In the listing below, locate the line containing "Recreate this image as a LaTeX" and the line containing "(0,0) rectangle (422,486);". Output both of them and every line between, exactly as written, and nothing more.

▶ SOURCE RECORDS:
----

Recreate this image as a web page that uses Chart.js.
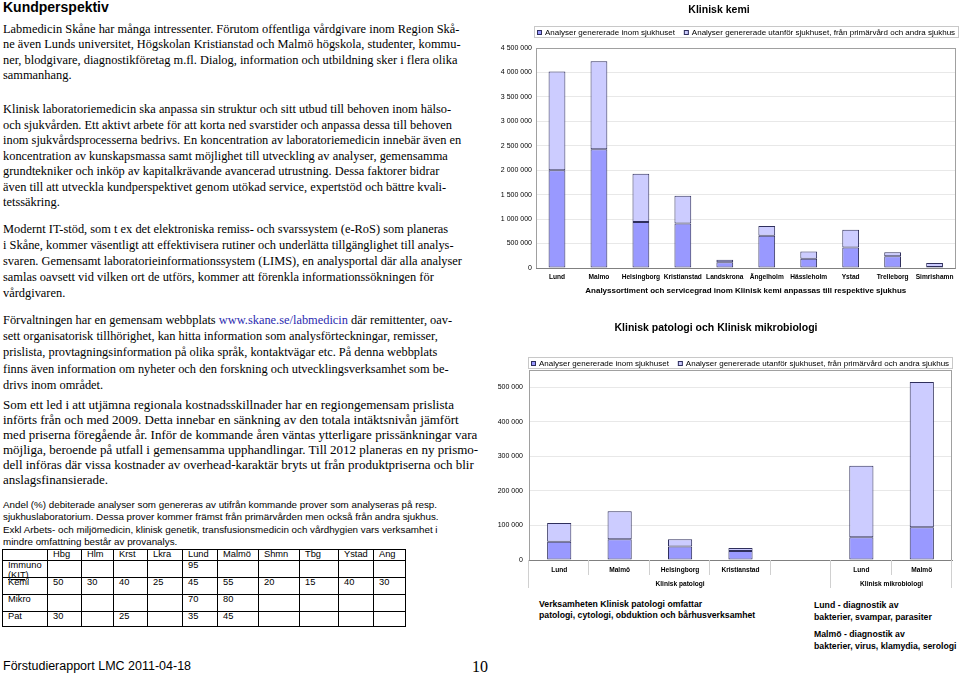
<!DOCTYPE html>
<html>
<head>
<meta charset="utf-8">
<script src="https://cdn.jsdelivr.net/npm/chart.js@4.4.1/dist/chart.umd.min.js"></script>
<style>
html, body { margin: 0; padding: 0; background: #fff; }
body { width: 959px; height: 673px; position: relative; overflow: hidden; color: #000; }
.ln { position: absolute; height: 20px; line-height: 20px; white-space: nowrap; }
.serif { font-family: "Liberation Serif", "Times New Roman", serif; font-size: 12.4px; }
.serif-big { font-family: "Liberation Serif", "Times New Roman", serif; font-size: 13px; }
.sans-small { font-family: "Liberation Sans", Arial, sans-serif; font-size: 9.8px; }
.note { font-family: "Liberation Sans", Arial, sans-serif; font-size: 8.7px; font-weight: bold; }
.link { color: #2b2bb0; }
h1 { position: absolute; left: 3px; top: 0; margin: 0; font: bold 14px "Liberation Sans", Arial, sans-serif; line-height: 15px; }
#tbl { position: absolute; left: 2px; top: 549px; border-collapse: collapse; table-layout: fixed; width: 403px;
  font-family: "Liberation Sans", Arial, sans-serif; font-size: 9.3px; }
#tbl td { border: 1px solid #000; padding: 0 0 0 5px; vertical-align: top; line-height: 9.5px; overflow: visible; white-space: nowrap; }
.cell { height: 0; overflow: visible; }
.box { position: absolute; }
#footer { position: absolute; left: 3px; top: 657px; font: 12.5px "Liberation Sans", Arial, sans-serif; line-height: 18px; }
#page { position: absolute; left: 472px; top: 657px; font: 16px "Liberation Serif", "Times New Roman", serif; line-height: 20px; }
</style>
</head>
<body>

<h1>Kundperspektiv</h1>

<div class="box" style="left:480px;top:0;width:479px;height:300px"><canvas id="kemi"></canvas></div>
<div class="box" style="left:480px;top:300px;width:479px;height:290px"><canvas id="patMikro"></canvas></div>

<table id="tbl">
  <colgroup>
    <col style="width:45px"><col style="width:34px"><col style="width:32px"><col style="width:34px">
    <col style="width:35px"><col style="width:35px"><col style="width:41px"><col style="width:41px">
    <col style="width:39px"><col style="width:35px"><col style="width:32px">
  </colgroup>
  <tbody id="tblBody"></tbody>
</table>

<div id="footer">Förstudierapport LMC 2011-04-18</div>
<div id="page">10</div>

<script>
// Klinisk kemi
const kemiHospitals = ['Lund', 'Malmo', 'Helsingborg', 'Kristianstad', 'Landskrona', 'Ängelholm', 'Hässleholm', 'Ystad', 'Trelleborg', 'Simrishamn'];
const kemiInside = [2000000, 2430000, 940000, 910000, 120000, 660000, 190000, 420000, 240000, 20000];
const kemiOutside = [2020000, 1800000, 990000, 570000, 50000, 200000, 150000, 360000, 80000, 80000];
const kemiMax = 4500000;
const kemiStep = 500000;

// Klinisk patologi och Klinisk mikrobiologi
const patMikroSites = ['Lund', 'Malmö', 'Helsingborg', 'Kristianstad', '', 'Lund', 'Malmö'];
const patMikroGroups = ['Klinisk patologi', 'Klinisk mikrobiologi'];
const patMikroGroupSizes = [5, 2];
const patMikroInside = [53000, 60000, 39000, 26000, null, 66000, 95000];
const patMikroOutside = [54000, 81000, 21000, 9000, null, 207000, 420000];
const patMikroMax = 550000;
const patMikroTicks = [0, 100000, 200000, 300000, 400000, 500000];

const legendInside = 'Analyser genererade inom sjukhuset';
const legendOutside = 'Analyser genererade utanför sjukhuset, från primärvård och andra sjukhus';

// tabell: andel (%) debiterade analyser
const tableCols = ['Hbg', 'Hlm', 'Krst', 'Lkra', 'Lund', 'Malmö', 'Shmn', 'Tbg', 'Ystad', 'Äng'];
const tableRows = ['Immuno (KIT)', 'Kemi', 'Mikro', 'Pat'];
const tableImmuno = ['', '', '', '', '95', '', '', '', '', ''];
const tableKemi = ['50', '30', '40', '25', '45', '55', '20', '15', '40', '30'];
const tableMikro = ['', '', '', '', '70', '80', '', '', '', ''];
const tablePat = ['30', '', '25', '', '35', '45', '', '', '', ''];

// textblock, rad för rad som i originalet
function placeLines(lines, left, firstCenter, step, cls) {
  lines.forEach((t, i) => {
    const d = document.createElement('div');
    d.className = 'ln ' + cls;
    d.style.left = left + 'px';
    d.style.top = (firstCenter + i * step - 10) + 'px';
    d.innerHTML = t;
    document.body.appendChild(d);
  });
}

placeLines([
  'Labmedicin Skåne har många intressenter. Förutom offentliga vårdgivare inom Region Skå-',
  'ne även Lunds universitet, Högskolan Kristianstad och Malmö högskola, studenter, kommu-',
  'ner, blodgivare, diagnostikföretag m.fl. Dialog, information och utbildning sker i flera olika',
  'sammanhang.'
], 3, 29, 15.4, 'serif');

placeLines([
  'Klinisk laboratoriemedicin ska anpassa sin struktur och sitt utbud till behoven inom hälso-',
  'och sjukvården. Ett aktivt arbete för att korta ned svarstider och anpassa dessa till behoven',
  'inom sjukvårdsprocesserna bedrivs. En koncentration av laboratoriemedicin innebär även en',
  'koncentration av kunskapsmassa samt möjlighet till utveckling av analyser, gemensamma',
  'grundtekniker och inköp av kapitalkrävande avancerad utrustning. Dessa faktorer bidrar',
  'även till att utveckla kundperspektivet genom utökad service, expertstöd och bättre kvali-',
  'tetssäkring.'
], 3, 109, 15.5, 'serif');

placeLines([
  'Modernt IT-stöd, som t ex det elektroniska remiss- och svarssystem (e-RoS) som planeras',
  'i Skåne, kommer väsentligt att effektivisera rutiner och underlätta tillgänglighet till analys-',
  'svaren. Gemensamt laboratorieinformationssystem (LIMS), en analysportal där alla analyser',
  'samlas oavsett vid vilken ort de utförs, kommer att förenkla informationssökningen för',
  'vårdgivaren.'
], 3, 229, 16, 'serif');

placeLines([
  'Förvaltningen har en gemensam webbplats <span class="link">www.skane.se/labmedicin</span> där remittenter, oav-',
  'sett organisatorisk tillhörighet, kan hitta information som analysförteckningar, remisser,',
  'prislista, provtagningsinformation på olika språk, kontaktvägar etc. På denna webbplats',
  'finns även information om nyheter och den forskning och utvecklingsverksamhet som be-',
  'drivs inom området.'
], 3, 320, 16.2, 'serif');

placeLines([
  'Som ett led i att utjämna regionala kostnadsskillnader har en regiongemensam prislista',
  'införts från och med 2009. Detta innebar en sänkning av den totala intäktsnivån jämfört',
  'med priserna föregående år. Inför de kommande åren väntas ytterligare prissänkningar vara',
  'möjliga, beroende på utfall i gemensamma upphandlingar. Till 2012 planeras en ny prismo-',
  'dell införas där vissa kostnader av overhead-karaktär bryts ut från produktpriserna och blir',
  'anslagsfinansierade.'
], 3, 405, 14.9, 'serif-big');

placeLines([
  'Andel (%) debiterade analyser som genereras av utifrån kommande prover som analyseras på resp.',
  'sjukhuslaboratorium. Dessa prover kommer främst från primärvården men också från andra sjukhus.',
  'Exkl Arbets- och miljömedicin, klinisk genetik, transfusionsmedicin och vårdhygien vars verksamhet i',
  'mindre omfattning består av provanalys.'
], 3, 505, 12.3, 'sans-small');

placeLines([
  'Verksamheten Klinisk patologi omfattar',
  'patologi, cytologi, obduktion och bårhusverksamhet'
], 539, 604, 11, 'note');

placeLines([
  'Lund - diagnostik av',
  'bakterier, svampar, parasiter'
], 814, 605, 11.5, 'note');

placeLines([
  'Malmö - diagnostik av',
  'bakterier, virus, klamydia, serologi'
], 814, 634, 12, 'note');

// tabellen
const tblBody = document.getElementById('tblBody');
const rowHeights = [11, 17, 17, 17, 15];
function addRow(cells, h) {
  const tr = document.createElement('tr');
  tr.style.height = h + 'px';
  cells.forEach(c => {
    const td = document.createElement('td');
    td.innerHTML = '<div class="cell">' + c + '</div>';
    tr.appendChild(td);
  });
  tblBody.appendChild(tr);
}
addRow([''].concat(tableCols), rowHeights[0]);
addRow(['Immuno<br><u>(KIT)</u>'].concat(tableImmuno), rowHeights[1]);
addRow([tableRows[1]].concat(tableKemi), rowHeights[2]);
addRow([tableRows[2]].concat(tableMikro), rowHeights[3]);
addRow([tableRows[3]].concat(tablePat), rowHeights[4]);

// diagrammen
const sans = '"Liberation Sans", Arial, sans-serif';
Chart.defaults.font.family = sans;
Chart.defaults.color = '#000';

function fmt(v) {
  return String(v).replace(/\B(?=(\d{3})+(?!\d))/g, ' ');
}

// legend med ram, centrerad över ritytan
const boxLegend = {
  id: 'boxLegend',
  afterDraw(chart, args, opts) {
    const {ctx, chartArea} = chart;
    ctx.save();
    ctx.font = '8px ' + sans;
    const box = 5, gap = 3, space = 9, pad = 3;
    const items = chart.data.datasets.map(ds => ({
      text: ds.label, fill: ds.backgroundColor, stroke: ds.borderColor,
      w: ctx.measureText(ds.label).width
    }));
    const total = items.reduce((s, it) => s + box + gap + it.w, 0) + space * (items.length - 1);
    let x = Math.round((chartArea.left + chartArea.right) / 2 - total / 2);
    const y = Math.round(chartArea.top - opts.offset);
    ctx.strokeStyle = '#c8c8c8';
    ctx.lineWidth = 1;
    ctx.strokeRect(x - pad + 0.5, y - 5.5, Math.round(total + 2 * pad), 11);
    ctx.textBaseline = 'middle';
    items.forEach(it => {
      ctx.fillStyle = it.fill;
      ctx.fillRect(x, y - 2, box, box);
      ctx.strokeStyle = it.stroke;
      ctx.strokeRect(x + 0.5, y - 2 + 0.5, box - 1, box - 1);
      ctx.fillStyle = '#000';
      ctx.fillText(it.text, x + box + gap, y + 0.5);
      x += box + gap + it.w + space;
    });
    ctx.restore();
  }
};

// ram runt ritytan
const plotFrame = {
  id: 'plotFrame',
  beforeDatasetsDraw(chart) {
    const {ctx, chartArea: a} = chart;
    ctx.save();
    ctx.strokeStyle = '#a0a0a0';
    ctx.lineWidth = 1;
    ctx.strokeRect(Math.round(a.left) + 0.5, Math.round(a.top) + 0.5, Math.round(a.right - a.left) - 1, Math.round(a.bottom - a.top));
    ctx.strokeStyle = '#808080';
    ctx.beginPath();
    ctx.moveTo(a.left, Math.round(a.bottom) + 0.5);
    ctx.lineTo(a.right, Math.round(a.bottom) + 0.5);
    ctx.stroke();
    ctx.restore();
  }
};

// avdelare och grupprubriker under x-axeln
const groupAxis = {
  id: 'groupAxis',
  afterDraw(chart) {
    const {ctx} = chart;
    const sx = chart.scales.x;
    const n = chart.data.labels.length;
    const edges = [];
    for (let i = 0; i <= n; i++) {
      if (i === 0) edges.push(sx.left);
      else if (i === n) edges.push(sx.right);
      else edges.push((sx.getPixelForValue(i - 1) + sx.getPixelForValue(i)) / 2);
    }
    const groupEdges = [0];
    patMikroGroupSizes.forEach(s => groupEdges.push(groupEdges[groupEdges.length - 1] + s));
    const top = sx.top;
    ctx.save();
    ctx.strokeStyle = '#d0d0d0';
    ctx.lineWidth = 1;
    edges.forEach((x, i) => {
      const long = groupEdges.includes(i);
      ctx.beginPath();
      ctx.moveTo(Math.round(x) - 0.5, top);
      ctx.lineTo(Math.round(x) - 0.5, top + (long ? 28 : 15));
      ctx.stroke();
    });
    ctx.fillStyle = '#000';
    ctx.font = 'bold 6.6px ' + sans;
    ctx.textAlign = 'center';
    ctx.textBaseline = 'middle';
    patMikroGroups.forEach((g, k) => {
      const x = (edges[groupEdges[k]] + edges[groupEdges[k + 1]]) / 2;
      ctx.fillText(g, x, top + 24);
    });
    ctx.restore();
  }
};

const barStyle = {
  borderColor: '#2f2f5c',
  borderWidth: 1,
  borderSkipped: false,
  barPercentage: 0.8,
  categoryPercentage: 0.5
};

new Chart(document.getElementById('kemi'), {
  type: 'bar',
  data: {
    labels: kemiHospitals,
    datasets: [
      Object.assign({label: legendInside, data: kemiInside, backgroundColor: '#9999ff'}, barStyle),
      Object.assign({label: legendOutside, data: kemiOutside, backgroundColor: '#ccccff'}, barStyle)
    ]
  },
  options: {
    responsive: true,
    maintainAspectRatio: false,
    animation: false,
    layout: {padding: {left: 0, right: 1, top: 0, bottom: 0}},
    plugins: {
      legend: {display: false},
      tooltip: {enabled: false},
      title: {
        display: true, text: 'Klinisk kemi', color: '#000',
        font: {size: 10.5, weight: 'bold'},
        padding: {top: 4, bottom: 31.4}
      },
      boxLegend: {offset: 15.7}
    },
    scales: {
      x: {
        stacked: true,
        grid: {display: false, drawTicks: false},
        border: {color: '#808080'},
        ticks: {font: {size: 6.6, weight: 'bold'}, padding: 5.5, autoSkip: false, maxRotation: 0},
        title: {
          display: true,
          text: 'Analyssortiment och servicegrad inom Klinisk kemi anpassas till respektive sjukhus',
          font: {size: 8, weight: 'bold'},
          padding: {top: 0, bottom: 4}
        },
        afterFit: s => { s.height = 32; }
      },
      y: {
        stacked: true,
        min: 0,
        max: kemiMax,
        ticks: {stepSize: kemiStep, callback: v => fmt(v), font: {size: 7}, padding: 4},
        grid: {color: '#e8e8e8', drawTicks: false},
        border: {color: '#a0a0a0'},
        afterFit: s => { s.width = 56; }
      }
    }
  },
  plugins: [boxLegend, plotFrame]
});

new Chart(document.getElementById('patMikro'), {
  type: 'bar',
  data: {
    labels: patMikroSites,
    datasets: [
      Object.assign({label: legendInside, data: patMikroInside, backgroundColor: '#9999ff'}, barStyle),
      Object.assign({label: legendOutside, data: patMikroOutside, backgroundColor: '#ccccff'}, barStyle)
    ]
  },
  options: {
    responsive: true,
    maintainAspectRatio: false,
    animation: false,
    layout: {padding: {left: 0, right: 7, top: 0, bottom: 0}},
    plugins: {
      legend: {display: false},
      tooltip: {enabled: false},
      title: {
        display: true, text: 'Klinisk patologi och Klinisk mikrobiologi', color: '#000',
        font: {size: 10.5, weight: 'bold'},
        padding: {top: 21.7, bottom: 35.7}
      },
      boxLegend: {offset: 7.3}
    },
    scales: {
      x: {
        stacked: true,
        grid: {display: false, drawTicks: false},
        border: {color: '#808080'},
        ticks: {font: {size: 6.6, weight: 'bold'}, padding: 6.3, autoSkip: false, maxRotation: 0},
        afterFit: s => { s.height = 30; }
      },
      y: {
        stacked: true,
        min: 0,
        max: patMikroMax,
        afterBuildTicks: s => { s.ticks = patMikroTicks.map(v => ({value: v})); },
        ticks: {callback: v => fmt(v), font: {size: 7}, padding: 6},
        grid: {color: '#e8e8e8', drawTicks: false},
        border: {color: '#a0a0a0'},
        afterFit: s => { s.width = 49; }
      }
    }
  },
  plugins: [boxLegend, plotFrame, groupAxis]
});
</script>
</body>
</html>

----

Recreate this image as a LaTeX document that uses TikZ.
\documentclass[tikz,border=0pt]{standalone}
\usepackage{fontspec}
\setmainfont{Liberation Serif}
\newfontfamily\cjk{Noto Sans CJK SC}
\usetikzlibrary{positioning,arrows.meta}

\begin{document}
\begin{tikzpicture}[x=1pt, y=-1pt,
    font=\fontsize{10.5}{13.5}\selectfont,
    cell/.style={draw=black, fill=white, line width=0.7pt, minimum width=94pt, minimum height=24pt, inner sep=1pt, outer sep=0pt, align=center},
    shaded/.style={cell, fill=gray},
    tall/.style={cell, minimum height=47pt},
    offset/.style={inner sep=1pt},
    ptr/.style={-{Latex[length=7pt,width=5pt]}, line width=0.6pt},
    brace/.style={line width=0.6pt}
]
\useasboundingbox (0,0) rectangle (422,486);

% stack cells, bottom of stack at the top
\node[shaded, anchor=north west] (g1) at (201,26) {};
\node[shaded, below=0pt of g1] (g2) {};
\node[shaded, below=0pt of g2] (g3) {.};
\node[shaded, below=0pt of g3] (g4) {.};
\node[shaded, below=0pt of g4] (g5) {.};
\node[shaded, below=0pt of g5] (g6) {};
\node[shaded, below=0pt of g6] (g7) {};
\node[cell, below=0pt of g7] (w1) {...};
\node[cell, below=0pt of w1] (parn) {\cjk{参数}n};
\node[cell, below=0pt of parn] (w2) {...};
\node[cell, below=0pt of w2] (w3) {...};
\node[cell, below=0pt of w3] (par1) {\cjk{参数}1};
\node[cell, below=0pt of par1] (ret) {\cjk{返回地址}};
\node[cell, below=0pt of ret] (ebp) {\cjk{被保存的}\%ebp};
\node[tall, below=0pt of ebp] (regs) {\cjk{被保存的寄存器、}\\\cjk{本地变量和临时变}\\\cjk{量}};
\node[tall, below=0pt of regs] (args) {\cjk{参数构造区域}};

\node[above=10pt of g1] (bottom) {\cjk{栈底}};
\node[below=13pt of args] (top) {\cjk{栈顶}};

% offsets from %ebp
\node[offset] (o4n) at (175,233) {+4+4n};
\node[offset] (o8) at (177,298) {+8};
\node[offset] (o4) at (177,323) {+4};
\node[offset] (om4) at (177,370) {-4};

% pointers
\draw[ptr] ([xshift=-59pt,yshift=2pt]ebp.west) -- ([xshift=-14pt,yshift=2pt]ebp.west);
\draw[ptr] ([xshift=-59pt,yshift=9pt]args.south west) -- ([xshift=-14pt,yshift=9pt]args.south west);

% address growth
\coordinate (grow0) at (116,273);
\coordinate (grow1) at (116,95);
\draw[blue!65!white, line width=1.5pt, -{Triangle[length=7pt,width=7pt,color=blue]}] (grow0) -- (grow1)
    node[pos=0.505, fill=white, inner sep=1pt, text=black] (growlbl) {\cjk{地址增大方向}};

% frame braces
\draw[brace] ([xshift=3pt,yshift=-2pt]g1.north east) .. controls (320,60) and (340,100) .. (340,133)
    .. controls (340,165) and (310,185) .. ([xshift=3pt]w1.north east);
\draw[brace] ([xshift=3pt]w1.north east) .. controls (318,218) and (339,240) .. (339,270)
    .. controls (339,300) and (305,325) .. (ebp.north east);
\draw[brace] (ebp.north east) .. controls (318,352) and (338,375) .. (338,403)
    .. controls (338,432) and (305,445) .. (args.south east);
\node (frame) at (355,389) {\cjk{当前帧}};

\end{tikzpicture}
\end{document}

----

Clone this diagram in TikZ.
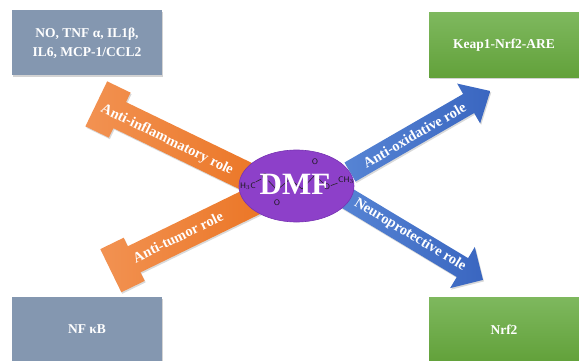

----

▶ EXERCISE OUTPUT:
Recreate this image as a LaTeX document that uses TikZ.
\documentclass[tikz,border=0pt]{standalone}
\usepackage{fontspec}
\setmainfont{Liberation Serif}
\newfontfamily\cjk{Noto Sans CJK SC}
\usetikzlibrary{positioning,arrows.meta}

\begin{document}
\begin{tikzpicture}[x=1pt, y=-1pt,
    font=\fontsize{10.5}{13.5}\selectfont,
    cell/.style={draw=black, fill=white, line width=0.7pt, minimum width=94pt, minimum height=24pt, inner sep=1pt, outer sep=0pt, align=center},
    shaded/.style={cell, fill=gray},
    tall/.style={cell, minimum height=47pt},
    offset/.style={inner sep=1pt},
    ptr/.style={-{Latex[length=7pt,width=5pt]}, line width=0.6pt},
    brace/.style={line width=0.6pt}
]
\useasboundingbox (0,0) rectangle (422,486);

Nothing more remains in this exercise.